§ **Aim of the task**
Provide an exact copy of the data, excluding the images.

§ **Data**
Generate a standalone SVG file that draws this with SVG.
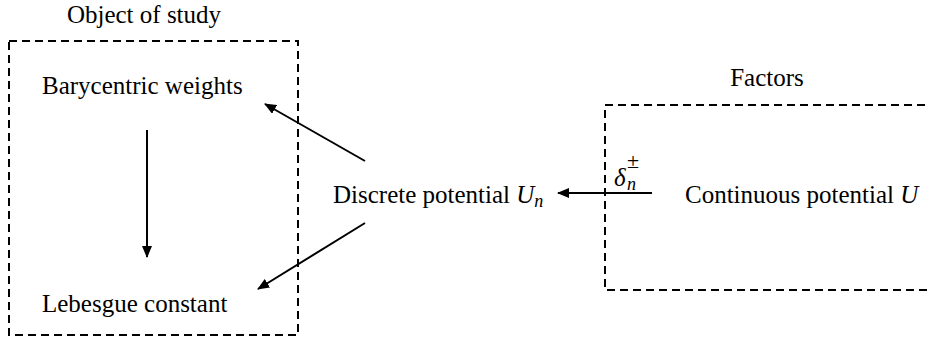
<svg xmlns="http://www.w3.org/2000/svg" width="930" height="339" viewBox="0 0 930 339">
<style>
text{font-family:"Liberation Serif","Times New Roman",serif;font-size:25px;fill:#000}
.m{font-style:italic}
.s{font-size:18px}
.box{fill:none;stroke:#000;stroke-width:2;stroke-dasharray:8 5}
.arr{fill:none;stroke:#000;stroke-width:2;marker-end:url(#ah)}
</style>
<defs>
<marker id="ah" markerUnits="userSpaceOnUse" markerWidth="12" markerHeight="10" refX="11" refY="5" orient="auto">
<path d="M0,0 L12,5 L0,10 Z" fill="#000"/>
</marker>
</defs>
<g id="object-of-study">
<rect class="box" x="9" y="41" width="289" height="294"/>
<text x="144" y="23" text-anchor="middle">Object of study</text>
</g>
<g id="factors">
<rect class="box" x="605" y="105" width="400" height="185"/>
<text x="767" y="86" text-anchor="middle">Factors</text>
</g>
<g id="barycentric">
<text x="42" y="94">Barycentric weights</text>
</g>
<g id="lebesgue">
<text x="42" y="312">Lebesgue constant</text>
</g>
<g id="discrete">
<text x="333" y="203">Discrete potential <tspan class="m">U</tspan><tspan class="m s" dy="4">n</tspan></text>
</g>
<g id="continuous">
<text x="685" y="203">Continuous potential <tspan class="m">U</tspan></text>
</g>
<g id="connectors">
<line class="arr" x1="147" y1="130" x2="147" y2="257"/>
<line class="arr" x1="365" y1="161" x2="265" y2="104"/>
<line class="arr" x1="365" y1="223" x2="258" y2="289"/>
<line class="arr" x1="652" y1="193" x2="558" y2="193"/>
<text class="m" x="614" y="186">δ</text>
<text class="m s" x="627" y="190">n</text>
<text x="627" y="168" style="font-size:22px">±</text>
</g>
</svg>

§ **The answer**
Generate a standalone SVG file that draws this with SVG.
<svg xmlns="http://www.w3.org/2000/svg" width="930" height="339" viewBox="0 0 930 339">
<style>
text{font-family:"Liberation Serif","Times New Roman",serif;font-size:25px;fill:#000}
.m{font-style:italic}
.s{font-size:18px}
.box{fill:none;stroke:#000;stroke-width:2;stroke-dasharray:8 5}
.arr{fill:none;stroke:#000;stroke-width:2;marker-end:url(#ah)}
</style>
<defs>
<marker id="ah" markerUnits="userSpaceOnUse" markerWidth="12" markerHeight="10" refX="11" refY="5" orient="auto">
<path d="M0,0 L12,5 L0,10 Z" fill="#000"/>
</marker>
</defs>
<g id="object-of-study">
<rect class="box" x="9" y="41" width="289" height="294"/>
<text x="144" y="23" text-anchor="middle">Object of study</text>
</g>
<g id="factors">
<rect class="box" x="605" y="105" width="400" height="185"/>
<text x="767" y="86" text-anchor="middle">Factors</text>
</g>
<g id="barycentric">
<text x="42" y="94">Barycentric weights</text>
</g>
<g id="lebesgue">
<text x="42" y="312">Lebesgue constant</text>
</g>
<g id="discrete">
<text x="333" y="203">Discrete potential <tspan class="m">U</tspan><tspan class="m s" dy="4">n</tspan></text>
</g>
<g id="continuous">
<text x="685" y="203">Continuous potential <tspan class="m">U</tspan></text>
</g>
<g id="connectors">
<line class="arr" x1="147" y1="130" x2="147" y2="257"/>
<line class="arr" x1="365" y1="161" x2="265" y2="104"/>
<line class="arr" x1="365" y1="223" x2="258" y2="289"/>
<line class="arr" x1="652" y1="193" x2="558" y2="193"/>
<text class="m" x="614" y="186">δ</text>
<text class="m s" x="627" y="190">n</text>
<text x="627" y="168" style="font-size:22px">±</text>
</g>
</svg>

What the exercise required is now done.